» Requirements:
Copy the data below exactly, omitting any picture it contains.
§ §
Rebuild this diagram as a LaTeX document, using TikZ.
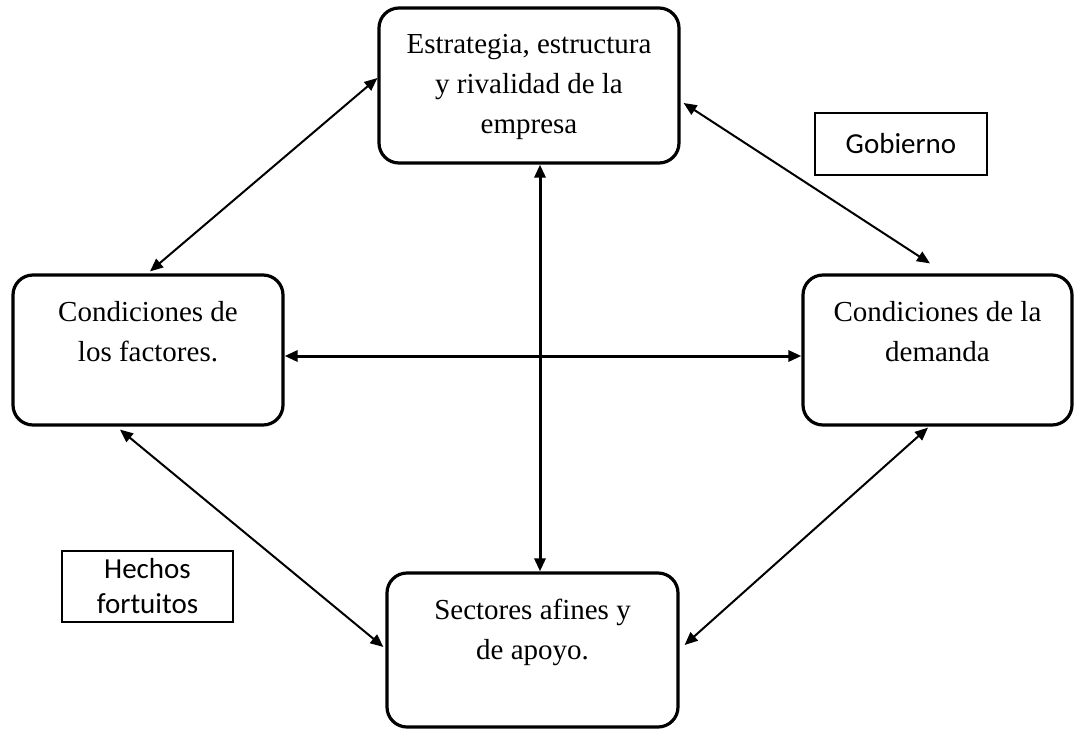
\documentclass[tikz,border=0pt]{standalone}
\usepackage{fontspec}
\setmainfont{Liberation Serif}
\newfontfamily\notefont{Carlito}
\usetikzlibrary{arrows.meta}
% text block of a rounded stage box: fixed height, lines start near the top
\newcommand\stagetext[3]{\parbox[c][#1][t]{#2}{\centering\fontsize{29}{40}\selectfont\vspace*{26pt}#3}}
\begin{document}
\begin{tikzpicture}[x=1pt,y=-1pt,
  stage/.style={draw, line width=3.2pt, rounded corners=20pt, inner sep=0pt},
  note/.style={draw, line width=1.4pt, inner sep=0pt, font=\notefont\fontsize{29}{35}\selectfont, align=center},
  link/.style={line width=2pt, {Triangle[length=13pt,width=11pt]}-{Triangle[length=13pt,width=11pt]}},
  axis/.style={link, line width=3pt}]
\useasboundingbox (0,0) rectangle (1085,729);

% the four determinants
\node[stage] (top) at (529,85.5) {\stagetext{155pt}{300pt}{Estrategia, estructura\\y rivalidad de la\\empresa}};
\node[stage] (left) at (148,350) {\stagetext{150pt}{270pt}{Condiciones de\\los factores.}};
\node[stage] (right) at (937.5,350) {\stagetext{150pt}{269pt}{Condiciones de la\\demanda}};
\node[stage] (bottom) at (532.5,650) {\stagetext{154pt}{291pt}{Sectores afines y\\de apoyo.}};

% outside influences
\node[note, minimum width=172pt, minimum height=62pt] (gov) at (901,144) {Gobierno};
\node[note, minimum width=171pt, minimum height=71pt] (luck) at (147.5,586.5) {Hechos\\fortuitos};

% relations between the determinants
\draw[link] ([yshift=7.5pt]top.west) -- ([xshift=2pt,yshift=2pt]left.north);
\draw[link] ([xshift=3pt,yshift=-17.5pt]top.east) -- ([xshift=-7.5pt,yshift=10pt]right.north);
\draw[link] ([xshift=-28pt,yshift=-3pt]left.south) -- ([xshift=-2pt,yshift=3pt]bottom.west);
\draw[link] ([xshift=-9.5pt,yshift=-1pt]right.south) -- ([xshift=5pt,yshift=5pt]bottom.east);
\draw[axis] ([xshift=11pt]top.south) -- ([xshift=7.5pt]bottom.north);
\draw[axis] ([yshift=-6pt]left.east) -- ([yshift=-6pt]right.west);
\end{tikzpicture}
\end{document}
§ §
» Solution to the problem:
Rebuild this diagram as a LaTeX document, using TikZ.
\documentclass[tikz,border=0pt]{standalone}
\usepackage{fontspec}
\setmainfont{Liberation Serif}
\newfontfamily\notefont{Carlito}
\usetikzlibrary{arrows.meta}
% text block of a rounded stage box: fixed height, lines start near the top
\newcommand\stagetext[3]{\parbox[c][#1][t]{#2}{\centering\fontsize{29}{40}\selectfont\vspace*{26pt}#3}}
\begin{document}
\begin{tikzpicture}[x=1pt,y=-1pt,
  stage/.style={draw, line width=3.2pt, rounded corners=20pt, inner sep=0pt},
  note/.style={draw, line width=1.4pt, inner sep=0pt, font=\notefont\fontsize{29}{35}\selectfont, align=center},
  link/.style={line width=2pt, {Triangle[length=13pt,width=11pt]}-{Triangle[length=13pt,width=11pt]}},
  axis/.style={link, line width=3pt}]
\useasboundingbox (0,0) rectangle (1085,729);

% the four determinants
\node[stage] (top) at (529,85.5) {\stagetext{155pt}{300pt}{Estrategia, estructura\\y rivalidad de la\\empresa}};
\node[stage] (left) at (148,350) {\stagetext{150pt}{270pt}{Condiciones de\\los factores.}};
\node[stage] (right) at (937.5,350) {\stagetext{150pt}{269pt}{Condiciones de la\\demanda}};
\node[stage] (bottom) at (532.5,650) {\stagetext{154pt}{291pt}{Sectores afines y\\de apoyo.}};

% outside influences
\node[note, minimum width=172pt, minimum height=62pt] (gov) at (901,144) {Gobierno};
\node[note, minimum width=171pt, minimum height=71pt] (luck) at (147.5,586.5) {Hechos\\fortuitos};

% relations between the determinants
\draw[link] ([yshift=7.5pt]top.west) -- ([xshift=2pt,yshift=2pt]left.north);
\draw[link] ([xshift=3pt,yshift=-17.5pt]top.east) -- ([xshift=-7.5pt,yshift=10pt]right.north);
\draw[link] ([xshift=-28pt,yshift=-3pt]left.south) -- ([xshift=-2pt,yshift=3pt]bottom.west);
\draw[link] ([xshift=-9.5pt,yshift=-1pt]right.south) -- ([xshift=5pt,yshift=5pt]bottom.east);
\draw[axis] ([xshift=11pt]top.south) -- ([xshift=7.5pt]bottom.north);
\draw[axis] ([yshift=-6pt]left.east) -- ([yshift=-6pt]right.west);
\end{tikzpicture}
\end{document}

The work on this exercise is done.